How can the world stand by mutely and watch the use of clusters become commonplace as happened in the 1970s and '80s when landmine use proliferated in conflicts around the world? It took tens of thousands of civilian deaths and injuries and the contamination of massive tracts of land before the international community finally banned antipersonnel landmines in 1997.
Governments must not make the same mistake with cluster munitions.
Do we passively watch the suffering from cluster munitions in Lebanon today -- just another human tragedy that we can do nothing about? Or do we create the political will necessary for our governments to change their policies on this humanitarian issue?
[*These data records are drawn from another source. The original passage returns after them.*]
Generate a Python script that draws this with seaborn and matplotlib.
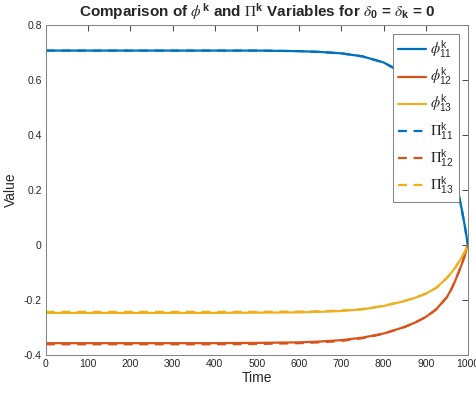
import matplotlib
matplotlib.use("Agg")
import matplotlib.pyplot as plt
import seaborn as sns
import pandas as pd
import numpy as np
from matplotlib.ticker import FormatStrFormatter

# ---- data ----
time = [0, 100, 200, 300, 400, 500, 600, 650, 700, 750, 800, 850, 875, 900, 925, 950, 960, 970, 985, 993, 1000]
phi11 = [0.707, 0.707, 0.707, 0.707, 0.707, 0.707, 0.705, 0.702, 0.697, 0.686, 0.664, 0.622, 0.585, 0.535, 0.462, 0.357, 0.303, 0.243, 0.133, 0.066, 0.0]
phi12 = [-0.357, -0.357, -0.357, -0.357, -0.357, -0.356, -0.354, -0.351, -0.346, -0.337, -0.322, -0.298, -0.282, -0.262, -0.234, -0.190, -0.163, -0.130, -0.072, -0.036, 0.0]
phi13 = [-0.247, -0.247, -0.247, -0.247, -0.247, -0.246, -0.245, -0.243, -0.240, -0.234, -0.222, -0.204, -0.192, -0.177, -0.156, -0.120, -0.102, -0.082, -0.046, -0.024, 0.0]
pi11 = [0.707, 0.707, 0.707, 0.707, 0.707, 0.707, 0.705, 0.702, 0.697, 0.686, 0.664, 0.622, 0.585, 0.535, 0.462, 0.357, 0.303, 0.243, 0.133, 0.066, 0.0]
pi12 = [-0.361, -0.361, -0.361, -0.361, -0.361, -0.360, -0.357, -0.354, -0.349, -0.339, -0.323, -0.298, -0.282, -0.262, -0.234, -0.190, -0.163, -0.130, -0.072, -0.036, 0.0]
pi13 = [-0.243, -0.243, -0.243, -0.243, -0.243, -0.243, -0.242, -0.241, -0.238, -0.233, -0.221, -0.203, -0.192, -0.177, -0.156, -0.120, -0.102, -0.082, -0.046, -0.024, 0.0]

labels = [r"$\phi^{\mathsf{k}}_{\mathsf{11}}$", r"$\phi^{\mathsf{k}}_{\mathsf{12}}$", r"$\phi^{\mathsf{k}}_{\mathsf{13}}$",
          r"$\Pi^{\mathsf{k}}_{\mathsf{11}}$", r"$\Pi^{\mathsf{k}}_{\mathsf{12}}$", r"$\Pi^{\mathsf{k}}_{\mathsf{13}}$"]
series = [phi11, phi12, phi13, pi11, pi12, pi13]
colors = ["#0072BD", "#D95319", "#EDB120", "#0072BD", "#D95319", "#EDB120"]
styles = ["-", "-", "-", "--", "--", "--"]

rows = []
for lab, vals in zip(labels, series):
    for t, v in zip(time, vals):
        rows.append({"Time": t, "Value": v, "Series": lab})
df = pd.DataFrame(rows)

sns.set_style("white")
plt.rcParams["font.family"] = ["Liberation Sans", "DejaVu Sans"]
plt.rcParams["mathtext.fontset"] = "custom"
plt.rcParams["mathtext.rm"] = "STIXGeneral"
plt.rcParams["mathtext.it"] = "STIXGeneral:italic"
plt.rcParams["mathtext.bf"] = "Liberation Sans:bold"
plt.rcParams["mathtext.sf"] = "Liberation Sans"
plt.rcParams["axes.unicode_minus"] = False

fig = plt.figure(figsize=(4.76, 3.94), dpi=100)
ax = fig.add_axes([0.0966, 0.099, 0.8864, 0.8375])

for lab, c, ls in zip(labels, colors, styles):
    sub = df[df["Series"] == lab]
    sns.lineplot(data=sub, x="Time", y="Value", ax=ax, color=c,
                 linewidth=1.6, label=lab)
for line, ls in zip(ax.get_lines(), styles):
    if ls == "--":
        line.set_dashes([4, 3])

ax.set_xlim(0, 1000)
ax.set_ylim(-0.4, 0.8)
ax.set_xticks(np.arange(0, 1001, 100))
ax.set_yticks(np.arange(-0.4, 0.81, 0.2))
ax.yaxis.set_major_formatter(FormatStrFormatter("%g"))
ax.xaxis.set_major_formatter(FormatStrFormatter("%g"))
ax.tick_params(direction="in", length=4, width=0.6, top=True, right=True,
               labelsize=7.5, colors="#262626", pad=3)
for s in ax.spines.values():
    s.set_color("#808080")
    s.set_linewidth(0.7)

ax.set_xlabel("Time", fontsize=10, color="#262626", labelpad=1)
ax.set_ylabel("Value", fontsize=10, color="#262626", labelpad=4)
ax.set_title(r"Comparison of $\phi^{\mathbf{k}}$ and $\Pi^{\mathbf{k}}$ Variables for $\delta_{\mathbf{0}}$ = $\delta_{\mathbf{k}}$ = 0",
             fontsize=11, fontweight="bold", pad=6)

leg = ax.legend(loc="upper right", fontsize=10.5, handlelength=1.9, handletextpad=0.3,
                labelspacing=0.35, borderpad=0.35, fancybox=False, framealpha=1,
                edgecolor="#808080", borderaxespad=0.6)
leg.get_frame().set_linewidth(0.7)

fig.savefig("out.png", dpi=100)
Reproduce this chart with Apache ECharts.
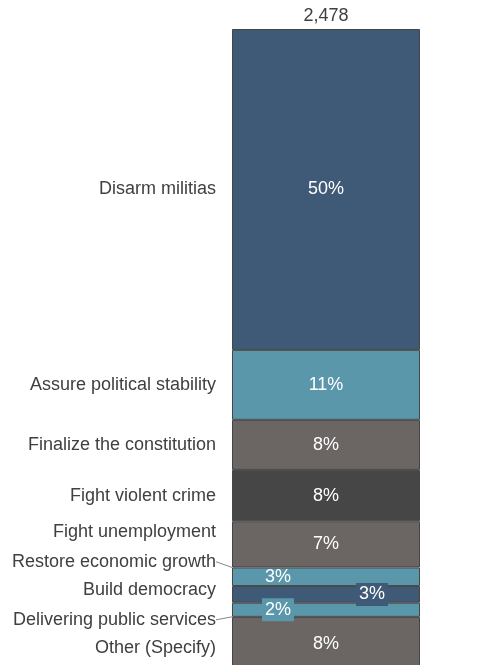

As ordinary women who have made a difference to peace through dedicated action, we know such changes can happen and do happen. In fact, a group of individuals and organizations came together in 2003 to form the Cluster Munition Coalition and work to stop yet another humanitarian disaster in the world -- this time from cluster munitions. And their work is bearing fruit: So far Belgium has banned the weapon, Norway has recently made its temporary moratorium on the use of clusters permanent until an international treaty is negotiated, and a growing number of other countries and political leaders are calling for negotiations to address the humanitarian concerns caused by cluster munitions.
As governments meet in Geneva for the Third Review Conference of the 1980 Convention on Conventional Weapons (CCW), they have a chance to start work on a new international treaty addressing cluster munitions.
As activists for peace, we call upon the governments there to seize the opportunity and not let it slip through their fingers, as they did at an earlier review conference in 1996 where they proved incapable of banning landmines through the CCW. Then, just as now, the commitment from civil society was clear.
Now, it is up to governments with a genuine concern about the protection of civilians in armed conflict to show responsible leadership and negotiate a ban on unreliable and inaccurate cluster munitions.